This type of data, called count data, can be generated through a process where number of occurences of an event is counted. If the interval where we count occurences is fixed, then the process is called Poisson process and the data can be modelled using the Poisson distribution.

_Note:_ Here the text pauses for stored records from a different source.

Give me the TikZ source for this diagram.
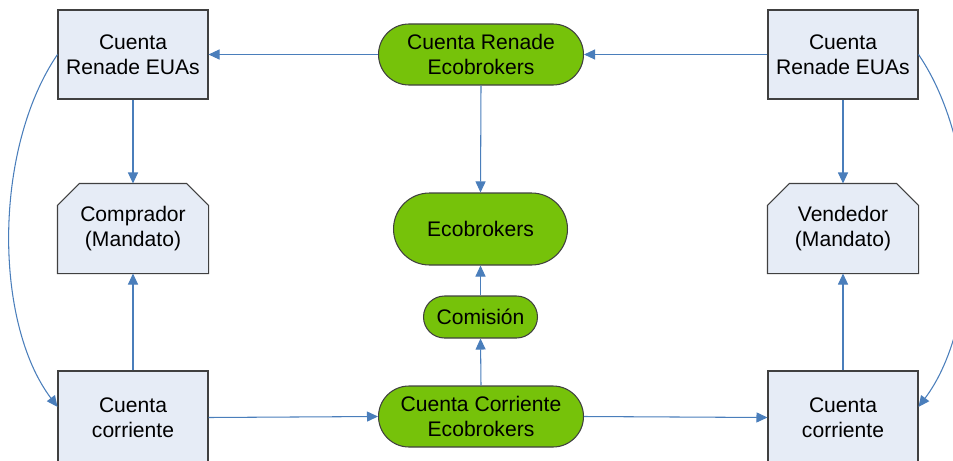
\documentclass[tikz,border=0pt]{standalone}
\usepackage{fontspec}
\setmainfont{Liberation Sans}
\usetikzlibrary{arrows.meta, shapes.misc, backgrounds}
\definecolor{flowblue}{HTML}{4A7EBB}
\definecolor{boxfill}{HTML}{E6ECF6}
\definecolor{boxline}{HTML}{404040}
\definecolor{ecogreen}{HTML}{76C20A}

\begin{document}
\begin{tikzpicture}[
  >={Triangle[length=2.2mm, width=2mm]},
  acct/.style={
    draw=boxline, line width=0.6pt, fill=boxfill,
    minimum width=30mm, minimum height=17.8mm, inner sep=2pt,
    font=\fontsize{12}{14.5}\selectfont, align=center
  },
  party/.style={acct, draw=none, fill=none},
  partyline/.style={draw=boxline, line width=0.6pt, fill=boxfill},
  ecobox/.style={
    draw=boxline, line width=0.6pt, fill=ecogreen, rounded rectangle,
    inner sep=2pt, font=\fontsize{12}{14.5}\selectfont, align=center
  },
  flow/.style={->, line width=0.6pt, flowblue},
]

% Page
\useasboundingbox (0,0) rectangle (19.06,9.2);

% Buyer side
\node[acct] (renL) at (2.66,8.11) {Cuenta\\Renade EUAs};
\node[party] (comp) at (2.66,4.63) {Comprador\\(Mandato)};
\node[acct, minimum height=18.6mm] (ccL) at (2.66,0.85) {Cuenta\\corriente};

% Seller side
\node[acct] (renR) at (16.86,8.11) {Cuenta\\Renade EUAs};
\node[party] (vend) at (16.86,4.63) {Vendedor\\(Mandato)};
\node[acct, minimum height=18.6mm] (ccR) at (16.86,0.85) {Cuenta\\corriente};

% Chamfered outlines of the two parties
\begin{scope}[on background layer]
\foreach \p in {comp, vend} {
  \draw[partyline] (\p.south west) -- ([yshift=-4.4mm]\p.north west)
    -- ([xshift=4.4mm]\p.north west) -- ([xshift=-4.4mm]\p.north east)
    -- ([yshift=-4.4mm]\p.north east) -- (\p.south east) -- cycle;
}
\end{scope}

% Ecobrokers column
\node[ecobox, minimum width=42.4mm, minimum height=12.2mm] (renEco) at (9.62,8.11)
  {Cuenta Renade\\Ecobrokers};
\node[ecobox, minimum width=36.2mm, minimum height=14.4mm] (eco) at (9.61,4.62)
  {Ecobrokers};
\node[ecobox, minimum width=24.2mm, minimum height=8.4mm] (comision) at (9.61,2.86)
  {Comisión};
\node[ecobox, minimum width=42.4mm, minimum height=12.2mm] (ccEco) at (9.62,0.87)
  {Cuenta Corriente\\Ecobrokers};

% Arrows
\draw[flow] (renR.west) -- (renEco.east);
\draw[flow] (renEco.west) -- (renL.east);
\draw[flow] (renEco.south) -- (eco.north);
\draw[flow] (ccEco.north) -- (comision.south);
\draw[flow] (comision.north) -- (eco.south);
\draw[flow] (renL.south) -- (comp.north);
\draw[flow] (ccL.north) -- (comp.south);
\draw[flow] (renR.south) -- (vend.north);
\draw[flow] (ccR.north) -- (vend.south);
\draw[flow] (ccL.east) -- (ccEco.west);
\draw[flow] (ccEco.east) -- (ccR.west);

% Side loops
\draw[flow] (renL.west) .. controls +(-1.28,-1.88) and +(-1.28,1.7) .. (ccL.172);
\draw[flow] (renR.east) .. controls +(1.28,-1.88) and +(1.28,1.7) .. (ccR.8);

\end{tikzpicture}
\end{document}
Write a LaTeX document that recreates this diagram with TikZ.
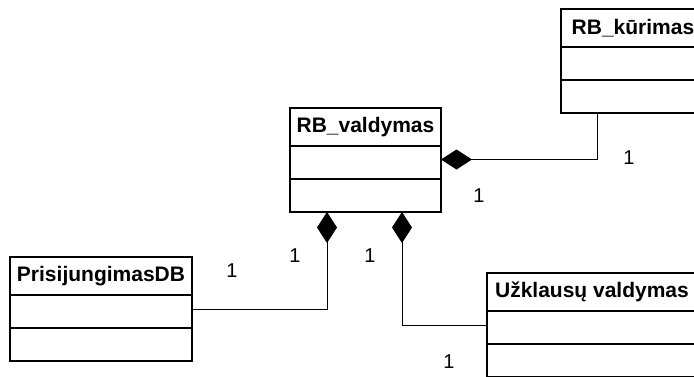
\documentclass[tikz,border=0pt]{standalone}
\usepackage{fontspec}
\setmainfont{Liberation Sans}
\usetikzlibrary{arrows.meta, positioning, calc}

\begin{document}
\begin{tikzpicture}[x=1pt, y=-1pt,
        classhead/.style={draw, line width=1.5pt, inner sep=0pt, outer sep=0pt, minimum height=38pt,
            anchor=north west, font=\fontsize{21pt}{25pt}\selectfont\bfseries},
        compart/.style={draw, line width=1.5pt, inner sep=0pt, outer sep=0pt, minimum height=33pt},
        comp/.style={line width=1pt, -{Diamond[length=31pt, width=20pt]}},
        mult/.style={font=\fontsize{20pt}{24pt}\selectfont}]
        \useasboundingbox (0,0) rectangle (694,376);
        \clip (0,0) rectangle (694,376);

        % classes: name/x/y/width/title
        \foreach \nm/\x/\y/\w/\title in {vald/290/108/151/RB\_valdymas,kurim/561/9/144/RB\_kūrimas,prisij/10/257/182/PrisijungimasDB,uzkl/487/273/210/Užklausų valdymas} {
            \node[classhead, minimum width=\w pt] (\nm) at (\x,\y) {\title};
            \node[compart, minimum width=\w pt, below=0pt of \nm] (\nm-a) {};
            \node[compart, minimum width=\w pt, below=0pt of \nm-a] (\nm-b) {};
        }

        % compositions
        \draw[comp] ([xshift=36pt]kurim-b.south west) |- ([yshift=3pt]vald-a.east);
        \draw[comp] ([yshift=2pt]prisij-a.east) -| ([xshift=37pt]vald-b.south west);
        \draw[comp] ([yshift=2pt]uzkl-a.west) -| ([xshift=112pt]vald-b.south west);

        \node[mult] (m1) at (629,158) {1};
        \node[mult] (m2) at (479,196) {1};
        \node[mult] (m3) at (232,271) {1};
        \node[mult] (m4) at (295,256) {1};
        \node[mult] (m5) at (370,256) {1};
        \node[mult] (m6) at (449,362) {1};
    \end{tikzpicture}
\end{document}
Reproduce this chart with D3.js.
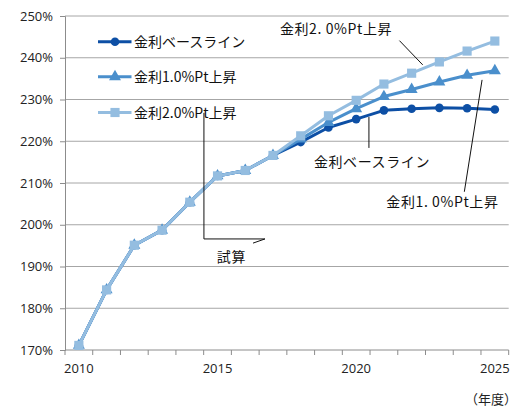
<!DOCTYPE html>
<html>
<head>
<meta charset="utf-8">
<script src="https://cdn.jsdelivr.net/npm/d3@7/dist/d3.min.js"></script>
<style>
  html, body { margin: 0; padding: 0; background: #fff; }
  svg { display: block; }
  .tick text { font-family: "Open Sans", "Liberation Sans", sans-serif; }
</style>
</head>
<body>
<svg id="chart" width="520" height="410"></svg>
<script>
// Fiscal years (categories)
const years = [2010, 2011, 2012, 2013, 2014, 2015, 2016, 2017,
               2018, 2019, 2020, 2021, 2022, 2023, 2024, 2025];
const yearLabels = [2010, 2015, 2020, 2025];
const yTicks = [170, 180, 190, 200, 210, 220, 230, 240, 250];

// Series values (%)
const baseline = [171.1, 184.4, 195.1, 198.7, 205.4, 211.7, 213.0, 216.6,
                  219.8, 223.3, 225.3, 227.4, 227.8, 228.0, 227.9, 227.6];
const plus1pt  = [171.1, 184.4, 195.1, 198.7, 205.4, 211.7, 213.0, 216.6,
                  220.5, 224.5, 227.8, 230.7, 232.4, 234.2, 235.8, 236.9];
const plus2pt  = [171.1, 184.4, 195.1, 198.7, 205.4, 211.7, 213.0, 216.6,
                  221.3, 226.1, 229.8, 233.7, 236.3, 239.0, 241.6, 244.0];

const seriesNames = ["金利ベースライン", "金利1.0%Pt上昇", "金利2.0%Pt上昇"];
const seriesColors = ["#0d4fa5", "#4a8fcc", "#94bde0"];
const seriesShapes = [d3.symbolCircle, d3.symbolTriangle, d3.symbolSquare];
const seriesSizes = [58, 62, 84];
const seriesValues = [baseline, plus1pt, plus2pt];

const svg = d3.select("#chart");
const plotLeft = 65, plotRight = 508.7, plotTop = 16, plotBottom = 350;
const CJK = '"Noto Sans CJK JP", "Noto Sans", sans-serif';

const x = d3.scaleBand().domain(years).range([plotLeft, plotRight]).padding(0);
const bw = x.bandwidth();
const cx = yr => x(yr) + bw / 2;
// continuous year position (used for annotations)
const xf = yr => plotLeft + (yr - years[0] + 0.5) * bw;
const y = d3.scaleLinear().domain([170, 250]).range([plotBottom, plotTop]);

// horizontal gridlines
svg.append("g").selectAll("line").data(yTicks.filter(t => t > 170)).join("line")
  .attr("x1", plotLeft).attr("x2", plotRight)
  .attr("y1", d => y(d)).attr("y2", d => y(d))
  .attr("stroke", "#a6a6a6").attr("stroke-width", 1);

// y axis
const yAxis = svg.append("g").attr("transform", `translate(${plotLeft},0)`)
  .call(d3.axisLeft(y).tickValues(yTicks).tickSize(5).tickPadding(7)
        .tickFormat(d => d + "%"));
yAxis.select(".domain").attr("stroke", "#8c8c8c");
yAxis.selectAll(".tick line").attr("stroke", "#8c8c8c");
yAxis.selectAll(".tick text").attr("font-size", 13).attr("fill", "#222");

// x axis baseline with category boundary ticks
svg.append("line").attr("x1", plotLeft).attr("x2", plotRight)
  .attr("y1", plotBottom).attr("y2", plotBottom).attr("stroke", "#8c8c8c");
svg.append("g").selectAll("line").data(years.concat(["end"])).join("line")
  .attr("x1", d => d === "end" ? plotRight : x(d))
  .attr("x2", d => d === "end" ? plotRight : x(d))
  .attr("y1", plotBottom).attr("y2", plotBottom + 5)
  .attr("stroke", "#8c8c8c");
const xAxis = svg.append("g").attr("transform", `translate(0,${plotBottom})`)
  .call(d3.axisBottom(x).tickValues(yearLabels).tickSize(0).tickPadding(14));
xAxis.select(".domain").remove();
xAxis.selectAll(".tick text").attr("font-size", 13).attr("fill", "#222");

svg.append("text").attr("x", 517).attr("y", 404).attr("text-anchor", "end")
  .attr("font-family", CJK).attr("font-size", 13).attr("fill", "#222")
  .text("（年度）");

// series lines and markers
const line = d3.line().x((d, i) => cx(years[i])).y(d => y(d));
seriesValues.forEach((vals, s) => {
  const g = svg.append("g");
  g.append("path").datum(vals).attr("d", line)
    .attr("fill", "none").attr("stroke", seriesColors[s])
    .attr("stroke-width", 3).attr("stroke-linejoin", "round");
  g.selectAll("path.m").data(vals).join("path").attr("class", "m")
    .attr("transform", (d, i) => `translate(${cx(years[i])},${y(d)})`)
    .attr("d", d3.symbol().type(seriesShapes[s]).size(seriesSizes[s]))
    .attr("fill", seriesColors[s]);
});

// legend
const legend = svg.append("g");
const legendY = [41.7, 76.7, 112.5];
seriesNames.forEach((name, s) => {
  const ly = legendY[s];
  legend.append("line").attr("x1", 98).attr("x2", 131.5)
    .attr("y1", ly).attr("y2", ly)
    .attr("stroke", seriesColors[s]).attr("stroke-width", 3);
  legend.append("path")
    .attr("transform", `translate(115,${ly})`)
    .attr("d", d3.symbol().type(seriesShapes[s]).size(seriesSizes[s]))
    .attr("fill", seriesColors[s]);
  legend.append("text").attr("x", 134).attr("y", ly).attr("dy", "0.36em")
    .attr("font-family", CJK).attr("font-size", 14).attr("fill", "#111")
    .text(name);
});

// annotations (positioned in data units)
const ann = svg.append("g").attr("stroke", "#111").attr("stroke-width", 1).attr("fill", "none");
ann.append("line").attr("x1", xf(2021.56)).attr("y1", y(244.1))
  .attr("x2", xf(2022.40)).attr("y2", y(238.3));
ann.append("line").attr("x1", xf(2020.46)).attr("y1", y(225.8))
  .attr("x2", xf(2020.46)).attr("y2", y(218.4));
ann.append("line").attr("x1", xf(2024.54)).attr("y1", y(234.7))
  .attr("x2", xf(2023.90)).attr("y2", y(207.9));
// bracket marking the projection period
ann.append("polyline").attr("points", [
  [xf(2014.51), y(226.8)], [xf(2014.51), y(196.6)], [xf(2016.71), y(196.6)]
].map(p => p.join(",")).join(" "));
ann.append("line").attr("x1", xf(2016.28)).attr("y1", y(195.6))
  .attr("x2", xf(2016.71)).attr("y2", y(196.6));

const annText = (t, xv, yv, anchor) => svg.append("text")
  .attr("x", xf(xv)).attr("y", y(yv)).attr("dy", "0.36em")
  .attr("text-anchor", anchor)
  .attr("font-family", CJK).attr("font-size", 14).attr("fill", "#111")
  .attr("letter-spacing", 0.6).text(t);
annText("金利2. 0%Pt上昇", 2017.25, 246.9, "start");
annText("金利ベースライン", 2020.57, 215.1, "middle");
annText("金利1. 0%Pt上昇", 2023.11, 205.5, "middle");
annText("試算", 2015.5, 192.3, "middle");
</script>
</body>
</html>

In this post, we will perform a Poisson regression with Tensorflow. Although Tensorflow is not primarily designed for traditional modeling tasks such as Poisson regression, we still can benefit from the flexibility of Tensorflow.
Poisson Formula
Suppose we conduct a Poisson experiment in which the average number of successes within a given region is $\lambda$. The Poisson probability is then given by:
\[P(y, \lambda) = \frac{e^{-\lambda}\lambda ^{y}}{y!},\,\,\,\,\ \lambda > 0\,\,\,\,\, \text{and}\,\,\,\,\ y=0,1,2,3,....\]where y is the actual number of successes that result from the experiment and only parameter $\lambda$ represent both the mean and the variance of the distribution.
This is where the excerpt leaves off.